Does it make financial sense to enjoy living in an upmarket rental apartment and not buy it?

“It’s common knowledge that you will pay a lot less to rent a house or apartment valued at R1 million compared to what you would pay if you were to buy that same property,” says De Waal.

“Why burden and trap yourself to buy a property when you can enjoy the freedom of a rental property and get more value for your money?” asks Meyer de Waal, owner of My Bond Fitness, a property conveyancing attorney and also an exhibitor at the upcoming Property Buyer Show in April in Cape Town

De Waal takes an in-depth look into this question as to which is the better investment.

“It’s common knowledge that you will pay a lot less to rent a house or apartment valued at R1 million compared to what you would pay if you were to buy that same property,” says De Waal.

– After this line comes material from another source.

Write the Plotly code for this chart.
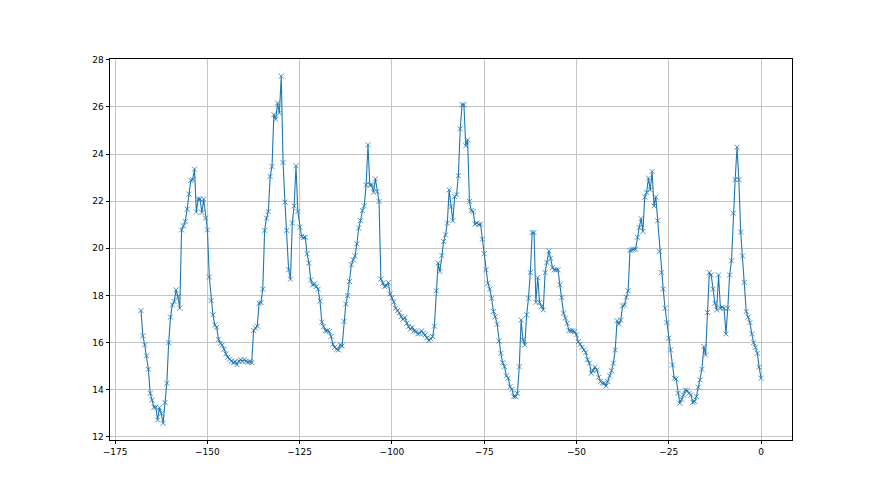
import plotly.graph_objects as go

# Values (half-unit steps from -168 to 0)
seg_a = [17.36, 16.29, 15.9, 15.44, 14.87, 13.85, 13.57, 13.26, 13.26, 12.72, 13.24, 13.0, 12.58,
         13.46, 14.28, 16.0, 17.08, 17.6, 17.74, 18.24, 17.95, 17.46, 20.78]
seg_b = [20.95, 21.14, 21.66, 22.3, 22.88, 22.91, 23.36, 21.54, 22.09, 22.09, 21.52, 22.09, 21.28,
         20.78, 18.78]
seg_c = [17.78, 17.18, 16.75, 16.65, 16.14, 15.97, 15.9, 15.72, 15.52, 15.38, 15.3, 15.21, 15.15,
         15.18, 15.07, 15.22, 15.27, 15.21, 15.27, 15.21, 15.17, 15.2, 15.15]
seg_d = [16.51, 16.62, 16.7, 17.67, 17.7, 18.27, 20.76, 21.28, 21.56, 23.05, 23.47, 25.67, 25.48,
         26.16, 25.74, 27.3, 23.64, 21.96, 20.76, 19.09, 18.69, 21.07, 21.8, 23.5, 21.56, 20.9,
         20.5, 20.45, 20.47, 19.77]
seg_e = [19.37, 18.66, 18.45, 18.49, 18.38, 18.27, 17.76, 16.87, 16.68, 16.5, 16.51, 16.47, 16.26,
         15.93, 15.8, 15.72, 15.69, 15.9, 15.86, 16.9, 17.64, 18.0, 18.59, 19.3, 19.51, 19.68,
         20.19, 20.86, 21.18, 21.6, 21.8, 22.69, 24.39, 22.69, 22.69, 22.38, 22.95, 22.41, 21.99,
         18.7, 18.52, 18.38, 18.41, 18.55]
seg_f = [18.07, 17.9, 17.72, 17.46, 17.36, 17.27, 17.1, 16.99, 17.06, 16.82, 16.68, 16.57, 16.65,
         16.5, 16.47, 16.37, 16.4, 16.5, 16.4, 16.33, 16.21, 16.09, 16.16, 16.26, 16.7, 18.2,
         19.37, 19.02, 19.7, 20.29, 20.57, 21.07, 22.48, 21.77, 21.17, 22.2, 22.27, 23.08, 25.07,
         26.09, 26.09, 24.35, 24.6, 21.99, 21.6, 21.56]
seg_g = [21.03, 21.07, 21.0, 21.03, 20.39, 19.77, 19.09, 18.52, 18.27, 17.88, 17.32, 17.1, 16.78,
         16.07, 15.55, 15.15, 14.98, 14.59, 14.49, 14.13, 14.02, 13.71, 13.71, 13.85, 14.98,
         16.96, 16.12, 15.9, 17.18, 17.88, 18.97, 20.67, 20.67, 17.71, 18.76, 17.71, 17.53,
         17.39, 18.97, 19.4, 19.89, 19.58, 19.18, 19.09, 19.09, 19.09, 18.45]
seg_h = [17.91, 17.25, 17.04, 16.82, 16.51, 16.5, 16.5, 16.47, 16.33, 16.04, 15.93, 15.8, 15.69,
         15.58, 15.27, 15.13, 14.7, 14.81, 14.96, 14.84, 14.53, 14.35, 14.28, 14.28, 14.16,
         14.35, 14.59, 14.81, 15.13, 15.69, 16.93, 16.79, 16.96, 17.56, 17.6, 17.93, 18.2]
seg_i = [19.91, 19.94, 19.96, 19.96, 20.47, 20.88, 21.26, 20.72, 22.17, 22.37, 22.98, 22.48, 23.26,
         21.8, 22.17, 21.17, 19.86, 18.97, 18.27, 17.46, 16.85, 16.19, 15.69, 15.05, 14.49, 14.46,
         13.85, 13.43, 13.6, 13.78, 13.99, 13.96, 13.85, 13.78, 13.47, 13.5, 13.71, 14.11, 14.42,
         14.87, 15.83, 15.48, 17.28, 18.97, 18.87, 18.27, 17.67, 17.39, 18.87, 17.46, 17.5, 17.46,
         16.37, 17.46, 18.87, 19.47, 21.49, 22.91, 24.29, 22.91, 20.69, 19.68, 18.56, 17.32,
         17.08, 16.85, 16.37, 16.0, 15.8, 15.55, 14.96, 14.49]

values = seg_a + seg_b + seg_c + seg_d + seg_e + seg_f + seg_g + seg_h + seg_i
x_start, x_end = -168.0, 0.0
n = len(values)
x = [x_start + (x_end - x_start) * k / (n - 1) for k in range(n)]

x_ticks = [-175, -150, -125, -100, -75, -50, -25, 0]
y_ticks = [12, 14, 16, 18, 20, 22, 24, 26, 28]

color = "#1f77b4"
fig = go.Figure()
fig.add_trace(go.Scatter(
    x=x, y=values, mode="lines+markers",
    line=dict(color=color, width=1.1),
    marker=dict(symbol="x-thin", size=5, line=dict(color=color, width=0.8), color=color),
    showlegend=False, hoverinfo="x+y",
))

axis_common = dict(
    showgrid=True, gridcolor="#c4c4c4", gridwidth=0.8,
    showline=True, linecolor="black", linewidth=0.8, mirror=True,
    ticks="outside", ticklen=3.5, tickwidth=0.8, tickcolor="black",
    zeroline=False,
    tickfont=dict(family="DejaVu Sans", size=9, color="black"),
)

fig.update_layout(
    width=880, height=495, autosize=False,
    margin=dict(l=102, r=96, t=51, b=63, pad=0),
    paper_bgcolor="white", plot_bgcolor="white",
    xaxis=dict(range=[-176.4, 8.4], tickvals=x_ticks, **axis_common),
    yaxis=dict(range=[11.87, 28.03], tickvals=y_ticks, **axis_common),
)

fig.write_html("out.html", config={"displayModeBar": False})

“I did some calculations, looking at a 5-year, a 10-year and a 20-year and longer view, and my perception changed several times before finally landing on the answer.”

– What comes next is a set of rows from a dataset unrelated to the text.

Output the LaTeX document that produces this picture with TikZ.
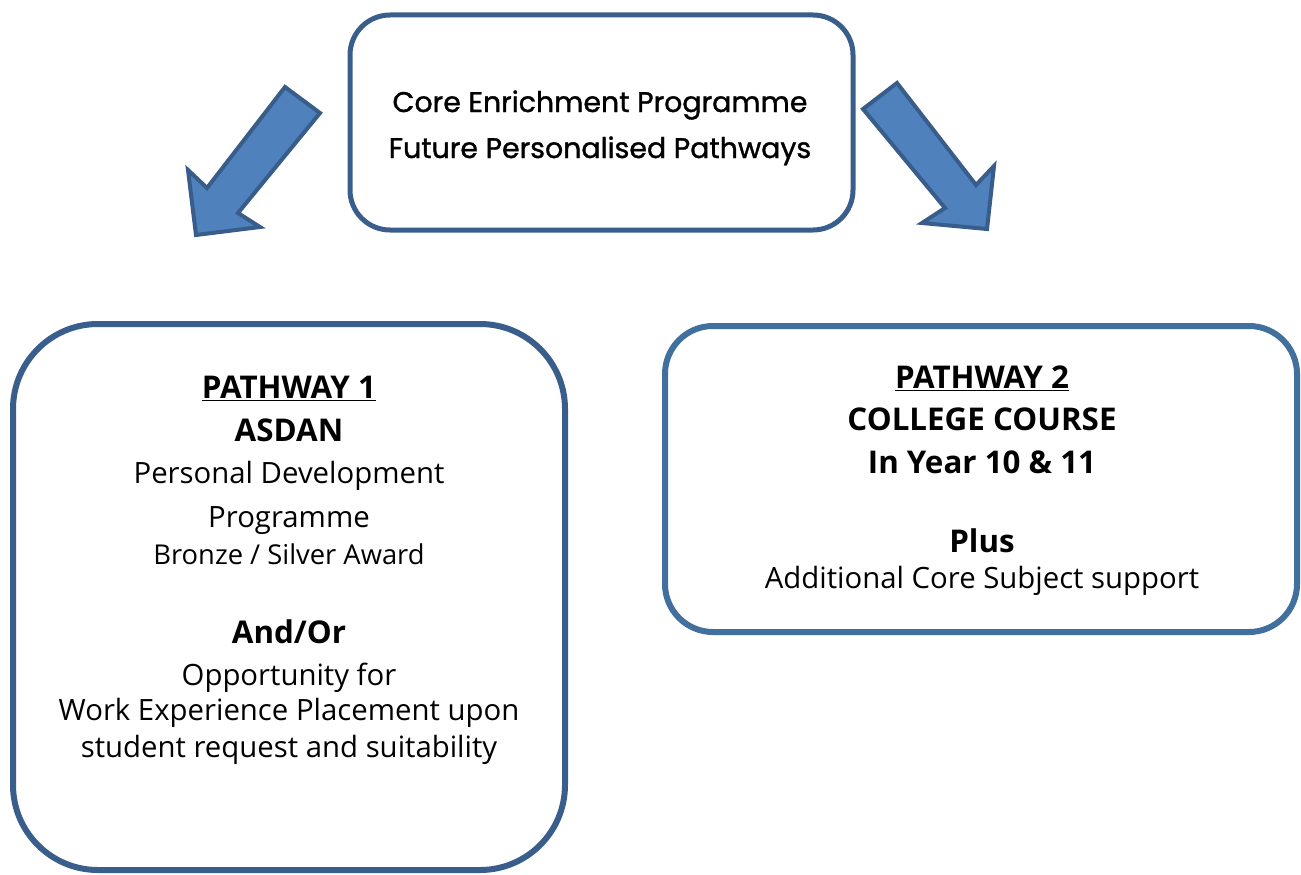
\documentclass[tikz,border=0pt]{standalone}
\usepackage{fontspec}
\setmainfont{Open Sans}
\newfontfamily\headfont[FakeBold=1.2]{Poppins}
\usetikzlibrary{positioning}

\definecolor{boxline}{RGB}{58,94,140}
\definecolor{boxlinelight}{RGB}{65,112,158}
\definecolor{arrowfill}{RGB}{79,129,189}
\definecolor{arrowline}{RGB}{56,93,138}

\tikzset{
  roundbox/.style={draw=boxline, line width=4.5pt, fill=white, inner sep=0pt},
  blockarrow/.style={fill=arrowfill, draw=arrowline, line width=3pt, line join=miter},
  headtxt/.style={anchor=base, font=\headfont\fontsize{21.3}{26}\selectfont},
  bigtxt/.style={anchor=base, font=\fontsize{22}{26}\selectfont},
  smalltxt/.style={anchor=base, font=\fontsize{20.5}{24}\selectfont},
  boldtxt/.style={anchor=base, font=\fontsize{23.5}{27}\selectfont\bfseries},
}

\begin{document}
\begin{tikzpicture}[x=0.75pt, y=-0.75pt]
\useasboundingbox (0,0) rectangle (1301,874);

% boxes
\node [roundbox, line width=3.75pt, rounded corners=30pt,
       minimum width=377.25pt, minimum height=161.25pt] (core) at (601.5, 122.5) {};
\node [roundbox, rounded corners=63.75pt,
       minimum width=414pt, minimum height=409.5pt] (path1) at (289, 597) {};
\node [roundbox, draw=boxlinelight, rounded corners=36pt,
       minimum width=474pt, minimum height=229.5pt] (path2) at (981, 479) {};

% block arrows
\draw [blockarrow] (285, 87) -- (320, 113) -- (238, 213) -- (260, 227)
  -- (196, 235) -- (188, 170) -- (207, 188) -- cycle;
\draw [blockarrow] (897, 83) -- (863, 109) -- (945, 208) -- (922, 223)
  -- (987, 229) -- (994, 166) -- (976, 185) -- cycle;

% top box
\node [headtxt] (coreA) at (600, 112) {Core Enrichment Programme};
\node [headtxt] (coreB) at (600, 158) {Future Personalised Pathways};

% pathway 1
\node [boldtxt] (p1title) at (289, 398) {\underline{PATHWAY 1}};
\node [boldtxt] (p1asdan) at (289, 441) {ASDAN};
\node [bigtxt] (p1pd) at (289, 483) {Personal Development};
\node [bigtxt] (p1prog) at (289, 527) {Programme};
\node [smalltxt] (p1award) at (289, 564) {Bronze / Silver Award};
\node [boldtxt] (p1andor) at (289, 643) {And/Or};
\node [bigtxt] (p1opp) at (289, 685) {Opportunity for};
\node [bigtxt] (p1work) at (289, 720) {Work Experience Placement upon};
\node [bigtxt] (p1req) at (289, 757) {student request and suitability};

% pathway 2
\node [boldtxt] (p2title) at (982, 388) {\underline{PATHWAY 2}};
\node [boldtxt] (p2college) at (982, 430) {COLLEGE COURSE};
\node [boldtxt] (p2year) at (982, 473) {In Year 10 \& 11};
\node [boldtxt] (p2plus) at (982, 552) {Plus};
\node [bigtxt] (p2support) at (982, 588) {Additional Core Subject support};
\end{tikzpicture}
\end{document}
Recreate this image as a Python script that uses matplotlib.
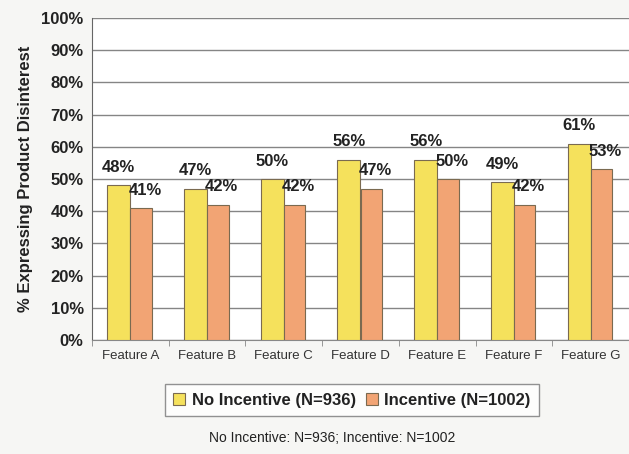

Here’s how he went about it:

1. The devil is in the details

If you rent a property valued at R1 million, De Waal says you can expect to pay a rental of between R6 500 and R8 000 per month for that property. If you buy a property of R1 million, you can expect to pay back the bank R9 321 per month if you were lucky enough to negotiate a home loan interest rate of 9.5 %, close to the current prime home loan rate.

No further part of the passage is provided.